As for the first point, while these are matters of taste of course, my tasting experiences at Noma place is as a borderline one-star/two-star place (to use the Michelin scale). For me the ultimate qualities of food are taste (#1) and visual aesthetics (#2). However, at Noma focus seems to be more on “conceptual art” aspects of cooking, combined with apparently sought “wow effects” from “is *this* what you’re using to prepare this?” type of questions. I find it interesting that the lengthy explanations by staff of elaborate preparation phases of individual offerings seemed to be more the point than the taste of the actual food on the plate. Don’t take me wrong though, I do think there *are* Michelin three-star places where the quality of the food (on my personal scale) is about the same or even less than in Noma, but I do find the median level of Michelin *** places to be well above that.

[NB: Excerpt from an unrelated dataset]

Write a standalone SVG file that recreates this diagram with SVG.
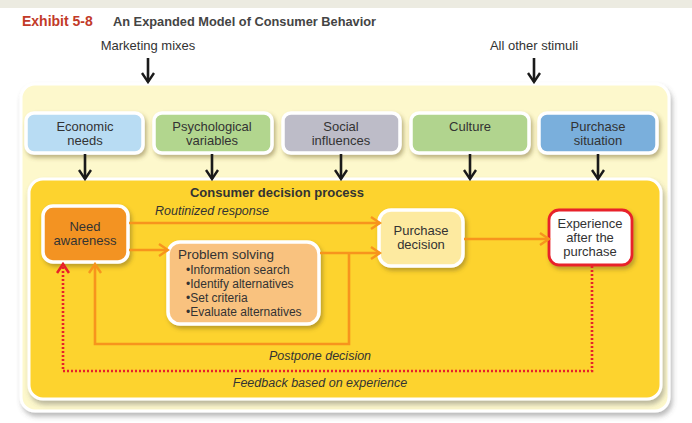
<svg xmlns="http://www.w3.org/2000/svg" width="692" height="423" viewBox="0 0 692 423">
<defs>
<style>
.t{font-family:"Liberation Sans",Arial,sans-serif;fill:#333;font-size:13px}
.c{text-anchor:middle}
.i{font-style:italic;font-size:12.5px}
.b{font-weight:bold}
.bl{font-size:12px}
.box{stroke:#fff;stroke-width:3.5}
.blk{stroke:#1a1a1a;stroke-width:2.6;fill:none}
.or{stroke:#f7941d;stroke-width:2.6;fill:none}
.rd{stroke:#e8202a;stroke-width:2.6;fill:none;stroke-dasharray:2 2}
</style>
<filter id="sh" x="-10%" y="-10%" width="130%" height="140%">
<feDropShadow dx="2" dy="3" stdDeviation="2" flood-color="#6b5a20" flood-opacity="0.45"/>
</filter>
<filter id="sh2" x="-5%" y="-5%" width="110%" height="115%">
<feDropShadow dx="2" dy="4" stdDeviation="2.5" flood-color="#555" flood-opacity="0.4"/>
</filter>
<marker id="ab" markerWidth="12" markerHeight="14" refX="10" refY="7" orient="auto" markerUnits="userSpaceOnUse" viewBox="0 0 12 14">
<path d="M1,1 L10,7 L1,13" fill="none" stroke="#1a1a1a" stroke-width="2.4"/>
</marker>
<marker id="ao" markerWidth="12" markerHeight="14" refX="10" refY="7" orient="auto" markerUnits="userSpaceOnUse" viewBox="0 0 12 14">
<path d="M1,1 L10,7 L1,13" fill="none" stroke="#f7941d" stroke-width="2.4"/>
</marker>
<marker id="ar" markerWidth="12" markerHeight="14" refX="10" refY="7" orient="auto" markerUnits="userSpaceOnUse" viewBox="0 0 12 14">
<path d="M1,1 L10,7 L1,13" fill="none" stroke="#e8202a" stroke-width="2.6"/>
</marker>
</defs>
<rect x="0" y="0" width="692" height="423" fill="#fff"/>
<rect x="0" y="0" width="692" height="8" fill="#ecebe1"/>
<g id="title">
<text class="t b" x="22" y="26" style="fill:#c23a28;font-size:14px">Exhibit 5-8</text>
<text class="t b" x="113" y="26" style="font-size:12.8px;fill:#444">An Expanded Model of Consumer Behavior</text>
</g>
<g id="marketing-mixes"><text class="t c" x="148" y="50">Marketing mixes</text></g>
<g id="all-other-stimuli"><text class="t c" x="534" y="50">All other stimuli</text></g>
<g id="outer-panel">
<rect x="21" y="84" width="648" height="327" rx="14" fill="#fdf8cc" stroke="#fff" stroke-width="3" filter="url(#sh2)"/>
</g>
<g id="inner-panel">
<rect x="29" y="179" width="632" height="220" rx="14" fill="#fdd32e" stroke="#fff" stroke-width="3" filter="url(#sh2)"/>
<text class="t b c" x="277" y="197">Consumer decision process</text>
</g>
<g id="economic-needs">
<rect class="box" x="26" y="113" width="117" height="40" rx="8" fill="#b8dcf3" filter="url(#sh)"/>
<text class="t c" x="85" y="131">Economic</text><text class="t c" x="85" y="145">needs</text>
</g>
<g id="psychological-variables">
<rect class="box" x="154" y="113" width="118" height="40" rx="8" fill="#b2d68e" filter="url(#sh)"/>
<text class="t c" x="212" y="131">Psychological</text><text class="t c" x="212" y="145">variables</text>
</g>
<g id="social-influences">
<rect class="box" x="283" y="113" width="117" height="40" rx="8" fill="#bdbcc8" filter="url(#sh)"/>
<text class="t c" x="341" y="131">Social</text><text class="t c" x="341" y="145">influences</text>
</g>
<g id="culture">
<rect class="box" x="411" y="113" width="118" height="40" rx="8" fill="#b1d48e" filter="url(#sh)"/>
<text class="t c" x="470" y="131">Culture</text>
</g>
<g id="purchase-situation">
<rect class="box" x="539" y="113" width="118" height="40" rx="8" fill="#7aafdc" filter="url(#sh)"/>
<text class="t c" x="598" y="131">Purchase</text><text class="t c" x="598" y="145">situation</text>
</g>
<g id="need-awareness">
<rect class="box" x="43" y="206" width="85" height="56" rx="10" fill="#f39322" filter="url(#sh)"/>
<text class="t c" x="85" y="231">Need</text><text class="t c" x="85" y="245">awareness</text>
</g>
<g id="problem-solving">
<rect class="box" x="168" y="242" width="151" height="82" rx="12" fill="#f9c27f" filter="url(#sh)"/>
<text class="t" x="178" y="259" style="font-size:13.5px">Problem solving</text>
<text class="t bl" x="186" y="274">•Information search</text>
<text class="t bl" x="186" y="288">•Identify alternatives</text>
<text class="t bl" x="186" y="302">•Set criteria</text>
<text class="t bl" x="186" y="316">•Evaluate alternatives</text>
</g>
<g id="purchase-decision">
<rect class="box" x="379" y="210" width="84" height="56" rx="12" fill="#fdeaa0" filter="url(#sh)"/>
<text class="t c" x="421" y="235">Purchase</text><text class="t c" x="421" y="249">decision</text>
</g>
<g id="experience">
<rect x="549" y="210" width="83" height="55" rx="10" fill="#fff" stroke="#e8202a" stroke-width="2.8" filter="url(#sh)"/>
<text class="t c" x="590" y="228">Experience</text><text class="t c" x="590" y="242">after the</text><text class="t c" x="590" y="256">purchase</text>
</g>
<g id="connectors">
<line class="blk" x1="148" y1="58" x2="148" y2="82" marker-end="url(#ab)"/>
<line class="blk" x1="534" y1="58" x2="534" y2="82" marker-end="url(#ab)"/>
<line class="blk" x1="85" y1="154" x2="85" y2="179" marker-end="url(#ab)"/>
<line class="blk" x1="212" y1="154" x2="212" y2="179" marker-end="url(#ab)"/>
<line class="blk" x1="341" y1="154" x2="341" y2="179" marker-end="url(#ab)"/>
<line class="blk" x1="470" y1="154" x2="470" y2="179" marker-end="url(#ab)"/>
<line class="blk" x1="598" y1="154" x2="598" y2="179" marker-end="url(#ab)"/>
<line class="or" x1="129" y1="223" x2="380" y2="223" marker-end="url(#ao)"/>
<line class="or" x1="129" y1="250" x2="168" y2="250" marker-end="url(#ao)"/>
<line class="or" x1="320" y1="253" x2="380" y2="253" marker-end="url(#ao)"/>
<polyline class="or" points="349,253 349,344 95,344 95,264" marker-end="url(#ao)"/>
<line class="or" x1="464" y1="239" x2="549" y2="239" marker-end="url(#ao)"/>
<polyline class="rd" points="592,266 592,371 63,371 63,264" marker-end="url(#ar)"/>
<text class="t i c" x="212" y="215">Routinized response</text>
<text class="t i c" x="320" y="360">Postpone decision</text>
<text class="t i c" x="320" y="387">Feedback based on experience</text>
</g>
</svg>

As for the Restaurant Magazine ranking, I have from the beginning failed to see how anyone could take the list too seriously. Places that most serious amateurs of gastronomy would inevitably place at the end of the list have been missing from the top 100 list altogether. The rankings seem to be very much tending towards “trendy” places, and I sense a strong over-representation of English-speaking critics in the formulation of the list. Perhaps most telling, in a discussion with one European chef who had been recently placed in the top-5 of that ranking one year he made exactly the same comment: some of the real top-10 were nowhere to be seen. He also found his own ranking flattering but also not serious, seeing that a good number of places in Europe alone were still much ahead. So best to see it as “Hottest 100 restaurants of the day” than anything else. The kind of ranking where Damien Hirst tops Vermeer or Picasso…

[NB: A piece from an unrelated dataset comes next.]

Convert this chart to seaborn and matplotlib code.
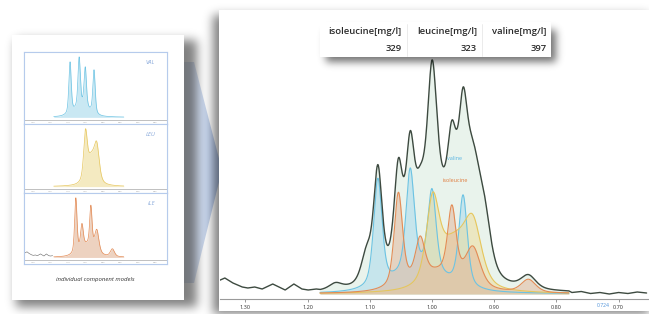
import numpy as np
import matplotlib.pyplot as plt
import seaborn as sns
from matplotlib.patches import Rectangle, Polygon


# peak lists: position (ppm), height (px above baseline), half width (ppm)
valine_ppm = [1.087, 1.035, 1.000, 0.950, 1.020]
valine_height = [107, 102, 82, 91, 22]
valine_width = [0.008, 0.008, 0.008, 0.008, 0.05]

isoleucine_ppm = [1.054, 1.019, 0.968, 0.934, 0.845, 0.990]
isoleucine_height = [93, 39, 68, 37, 13, 20]
isoleucine_width = [0.008, 0.009, 0.008, 0.014, 0.014, 0.05]

leucine_ppm = [0.999, 0.934, 0.965]
leucine_height = [77, 52, 50]
leucine_width = [0.012, 0.016, 0.032]

# what the measured spectrum has on top of the three models
residual_ppm = [1.105, 1.155, 0.915]
residual_height = [28, 6, 40]
residual_width = [0.010, 0.012, 0.012]

# baseline noise of the measured spectrum outside the model range
noise_left_ppm = [1.344, 1.333, 1.320, 1.305, 1.296, 1.285, 1.273, 1.256, 1.236, 1.222, 1.209, 1.199, 1.186]
noise_left = [13, 16, 11, 7, 6, 7, 5, 10, 4, 10, 5, 4, 5]
noise_right_ppm = [0.775, 0.76, 0.745, 0.73, 0.715, 0.70, 0.685, 0.67, 0.655]
noise_right = [1.5, 2.5, 0.5, 1.5, 0.0, 1.5, 0.5, 2.0, 1.0]

tick_ppm = [1.30, 1.20, 1.10, 1.00, 0.90, 0.80, 0.70]
tick_labels = ['1.30', '1.20', '1.10', '1.00', '0.90', '0.80', '0.70']
marker_ppm = 0.724

table_headers = ['isoleucine[mg/l]', 'leucine[mg/l]', 'valine[mg/l]']
table_values = ['329', '323', '397']

inset_names = ['VAL', 'LEU', 'ILE']
caption = 'individual component models'

W, H = 649, 314


def peak_sum(x, centers, heights, widths):
    # half gaussian, half lorentzian line shape
    y = np.zeros_like(x)
    for c, h, w in zip(centers, heights, widths):
        d2 = (x - c) ** 2
        y += h * (0.5 * np.exp(-np.log(2) * d2 / w ** 2) + 0.5 * w ** 2 / (w ** 2 + d2))
    return y


def px_rect(x0, y0, x1, y1):
    return [x0 / W, 1 - y1 / H, (x1 - x0) / W, (y1 - y0) / H]


def blur(a, s):
    k = np.exp(-0.5 * (np.arange(-3 * s, 3 * s + 1) / s) ** 2)
    k /= k.sum()
    a = np.apply_along_axis(lambda r: np.convolve(r, k, mode='same'), 0, a)
    a = np.apply_along_axis(lambda r: np.convolve(r, k, mode='same'), 1, a)
    return a


def shadow_image(rects, sigma, strength):
    m = np.zeros((H, W))
    for x0, y0, x1, y1 in rects:
        m[max(y0, 0):min(y1, H), max(x0, 0):min(x1, W)] = 1
    m = blur(m, sigma)
    img = np.zeros((H, W, 4))
    img[..., 3] = m * strength
    return img


sns.set_theme(style='white')
plt.rcParams['font.family'] = ['Open Sans', 'DejaVu Sans']

grid = np.linspace(1.18, 0.78, 900)
val_y = peak_sum(grid, valine_ppm, valine_height, valine_width)
ile_y = peak_sum(grid, isoleucine_ppm, isoleucine_height, isoleucine_width)
leu_y = peak_sum(grid, leucine_ppm, leucine_height, leucine_width)
total_y = val_y + ile_y + leu_y + peak_sum(grid, residual_ppm, residual_height, residual_width)

meas_x = np.concatenate([noise_left_ppm, grid, noise_right_ppm])
meas_y = np.concatenate([noise_left, total_y, noise_right])

colors = {
    'valine': ('#6cc3e3', '#a5d9ec'),
    'isoleucine': ('#e38b55', '#e2b497'),
    'leucine': ('#e6c65c', '#eedc98'),
}

fig = plt.figure(figsize=(6.49, 3.14), dpi=100)
fig.patch.set_facecolor('white')

# background layer: chevron, shadows, card and panel
ax_bg = fig.add_axes([0, 0, 1, 1], zorder=0)
ax_bg.set_xlim(0, W)
ax_bg.set_ylim(H, 0)
ax_bg.axis('off')

chev = Polygon([(176, 62), (194, 62), (222, 170), (194, 283), (176, 283)], closed=True,
               facecolor='none', edgecolor='none')
ax_bg.add_patch(chev)
grad = np.linspace(0, 1, 256)[None, :]
cmap = sns.blend_palette(['#f4f6fa', '#b2c6e8'], as_cmap=True)
im = ax_bg.imshow(grad, extent=(176, 222, 283, 62), cmap=cmap, aspect='auto', zorder=1)
im.set_clip_path(chev)

ax_bg.imshow(shadow_image([(16, 40, 197, 307), (213, 15, 660, 320)], 5, 0.5),
             extent=(0, W, H, 0), aspect='auto', zorder=2)
ax_bg.add_patch(Rectangle((12, 35), 172, 265, facecolor='white', edgecolor='none', zorder=3))
ax_bg.add_patch(Rectangle((219, 10), 440, 301, facecolor='white', edgecolor='none', zorder=3))
ax_bg.add_patch(Rectangle((24, 52), 143, 212, facecolor='none', edgecolor='#b6cbec', lw=0.8, zorder=4))
ax_bg.text(95, 280, caption, fontsize=4.3, style='italic', color='#333333',
           ha='center', va='center', zorder=4)

# main spectrum
ax = fig.add_axes(px_rect(220, 12, 649, 299), zorder=1)
ax.set_facecolor('none')
ax.fill_between(grid, 0, total_y, color='#e7f2ea', alpha=0.9, lw=0)
for name, y in [('valine', val_y), ('leucine', leu_y), ('isoleucine', ile_y)]:
    line_c, fill_c = colors[name]
    ax.fill_between(grid, 0, y, color=fill_c, alpha=0.5, lw=0)
    sns.lineplot(x=grid, y=y, ax=ax, color=line_c, lw=0.8, sort=False, estimator=None)
sns.lineplot(x=meas_x, y=meas_y, ax=ax, color='#3d4a40', lw=1.0, sort=False, estimator=None)

ax.text(0.963, 136, 'valine', fontsize=4, color='#58b4e2', ha='center', va='center')
ax.text(0.963, 113, 'isoleucine', fontsize=4, color='#e07b3c', ha='center', va='center')
ax.text(marker_ppm, -9, f'{marker_ppm:.3f}', fontsize=3.6, color='#4a90d9', ha='center', va='top')

ax.set_xlim(1.3408, 0.6511)
ax.set_ylim(-5, 282)
ax.set_xticks(tick_ppm, tick_labels)
ax.set_yticks([])
ax.tick_params(axis='x', labelsize=4, length=2.5, width=0.6, color='#888888',
               labelcolor='#333333', pad=1.5, bottom=True)
for s in ['top', 'left', 'right']:
    ax.spines[s].set_visible(False)
ax.spines['bottom'].set_color('#9a9a9a')
ax.spines['bottom'].set_linewidth(0.8)
ax.set_xlabel('')
ax.set_ylabel('')

# inset component models
inset_rows = [(52, 124), (124, 193), (193, 264)]
inset_curves = [('valine', val_y), ('leucine', leu_y), ('isoleucine', ile_y)]
for (y0, y1), label, (name, y) in zip(inset_rows, inset_names, inset_curves):
    ia = fig.add_axes(px_rect(24, y0, 167, y1), zorder=1)
    ia.set_facecolor('white')
    peak = y.max()
    line_c, fill_c = colors[name]
    ia.fill_between(grid, 0, y, color=fill_c, alpha=0.6, lw=0)
    sns.lineplot(x=grid, y=y, ax=ia, color=line_c, lw=0.5, sort=False, estimator=None)
    if name == 'isoleucine':
        sns.lineplot(x=noise_left_ppm, y=np.array(noise_left) * 0.6, ax=ia, color='#666666',
                     lw=0.4, sort=False, estimator=None)
    ia.axhline(-0.04 * peak, color='#b5b5b5', lw=0.6)
    for t, tl in zip(tick_ppm + [0.6], tick_labels + ['0.60']):
        ia.text(t, -0.07 * peak, tl, fontsize=1.6, color='#999999', ha='center', va='top')
    ia.text(0.60, 0.9 * peak, label, fontsize=4.2, style='italic', color='#86a7da',
            ha='right', va='center')
    ia.set_xlim(1.35, 0.533)
    ia.set_ylim(-0.11 * peak, 1.08 * peak)
    ia.set_xticks([])
    ia.set_yticks([])
    for s in ia.spines.values():
        s.set_color('#b6cbec')
        s.set_linewidth(0.8)

# results table on top
ax_top = fig.add_axes([0, 0, 1, 1], zorder=5)
ax_top.set_xlim(0, W)
ax_top.set_ylim(H, 0)
ax_top.axis('off')
ax_top.imshow(shadow_image([(326, 30, 556, 62)], 4, 0.55), extent=(0, W, H, 0), aspect='auto')
ax_top.add_patch(Rectangle((320, 22), 231, 35, facecolor='white', edgecolor='none'))
for xs in [407, 482]:
    ax_top.plot([xs, xs], [24, 56], color='#e8e8e8', lw=0.6)
for xr, head, val in zip([402, 477, 547], table_headers, table_values):
    ax_top.text(xr, 32, head, fontsize=6.8, fontweight='semibold', color='#2a2a2a',
                ha='right', va='center')
    ax_top.text(xr, 48.5, val, fontsize=6.8, fontweight='semibold', color='#2a2a2a',
                ha='right', va='center')
ax_top.set_xlim(0, W)
ax_top.set_ylim(H, 0)

fig.savefig('out.png', dpi=100)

Finally, on the often-repeated argument that Michelin awards its stars based on service level, posh interior and other factors not relating to the food itself: I find it most easily refuted by the stars given bight guide to Japanese restaurants. While the guide rates currently only Tokyo, Kyoto, Osaka, Kobe and Nara, it awards Japan more three-stars than all of France. Many (or most?) of these places are very modest in terms non-food factors – quite typical is a 6-to-8-seat bar counter in a small room tucked behind a garage or in a basement of a residential building. And indeed, one sees that these places have only 1 or 2 “fork/knife” symbols out of five in the guides, indicating that one should not expect anything luxurious or super-formal in terms of service (however, Japanese “standard” service level is so courteous that it makes comparisons difficult). But the point is clear: a great number of restaurants (especially in East Asia) have received well-reserved three-star ratings (some could deserve four…) with food only.
Ah finally someone who knows what he’s talking about! Completely agree with your post…
Having very recently dined at Noma, I was left wandering how they were only rated 2 Michelin stars. Your article has explained it well. I think the relaxed feel actually added to our experience of Noma and we felt the chefs labour of love in each dish. Constant changing of cutlery while rated highly is also wasteful and Noma’s ethos revolves around reducing wastage so why would they want to spend their time clearing and cleaning 23 sets of cutlery. The homely family welcome was like a big warm welcoming hug. I liked the explanation about not changing their ways to suit the reviews. If that’s what they were scored down on then the reviewers need to relax.